The Vampire Diaries "Catch Me If You Can" Review

Initially, "Catch Me If You Can" seems like it's going to be like one of those insane episodes of The Walking Dead, when zombies attack Rick and the gang from every direction, until Rick is bloody and half-mad but yet his hair is still a gelled masterpiece. Jeremy needs to kill twelve recently turned vampires before they kill Matt. Klaus compelled the vampires to do so so that Jeremy is forced into killing and, thus, completing the hunter's map. The initial plan lasts less than an act. There's an abrupt turn in the story when Kol shows up and murders the vampires. And a typically enjoyable episode of The Vampire Diaries, with its twists and turns and threats of characters getting harmed, isn't actually enjoyable and that is atypical.

The Vampire Diaries won the hearts and minds of fans because of its unrelenting narrative pace and creative choices to kill off important characters.
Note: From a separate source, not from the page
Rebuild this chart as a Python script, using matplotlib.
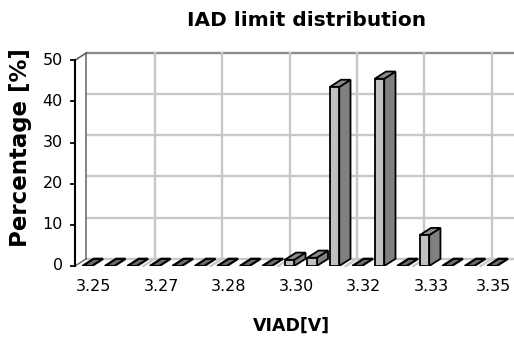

Unfortunately, that pace catches up with a show in the fourth season, like a runner who one day realizes his knees feel worse because the years of running have worsened them. I've written about this before but it bears some repeating: what was once unpredictable insanity is now predictable insanity. "Catch Me If You Can" felt like an unnecessary amount of Stakes for an episode that accomplished one thing: moving the story forward.

Kol will always be the wild card of the Originals because he was defined as such in his first appearance. Kol still doesn't want Silas to rise. Silas scares him. Original vampires commit violent crimes when they're scared. Kol ruins Damon's stupid plan to complete the hunter's mark. Damon then gets compelled to kill Jeremy by Kol. Kol tied Damon up in a freezer, tortured him a bit, and then got distracted by Damon's relationship with Elena. The Originals are awfully interested in the triangle, way more than the majority of the audience. Kol wants Damon to admit various truths about his feelings on Elena's brother and his own brother. Damon will not. Soon thereafter Damon's compelled to kill Jeremy.

Damon's never going to kill Jeremy, of course. The story serves to address an aspect of Damon-Elena that hasn't been addressed in a long time, or really ever, in a meaningful way. Once Damon failed, and Stefan intervened to weaken Damon and keep him locked up in the Salvatore dungeon so he wouldn't kill Jeremy, Stefan converses with ex-lover Elena. Elena wants to see Damon. Stefan won't let her. Why not, Elena demands? Damon'll use the sire bond to get released and then from there kill Jeremy. Damon tried to kill Jeremy twice; he actually snapped Jeremy's neck in the season two premiere. Stefan doesn't get how Elena's able to look past that and love him. Elena's disgusted to learn Stefan works with Rebekah. Rebekah betrayed him and tried to kill him---that's when Stefan throws Damon's past with Jeremy in her face, figuratively speaking. Elena recoils reflexively and the hurt is clearly expressed on her face. Stefan wanted to hurt her like she hurt him.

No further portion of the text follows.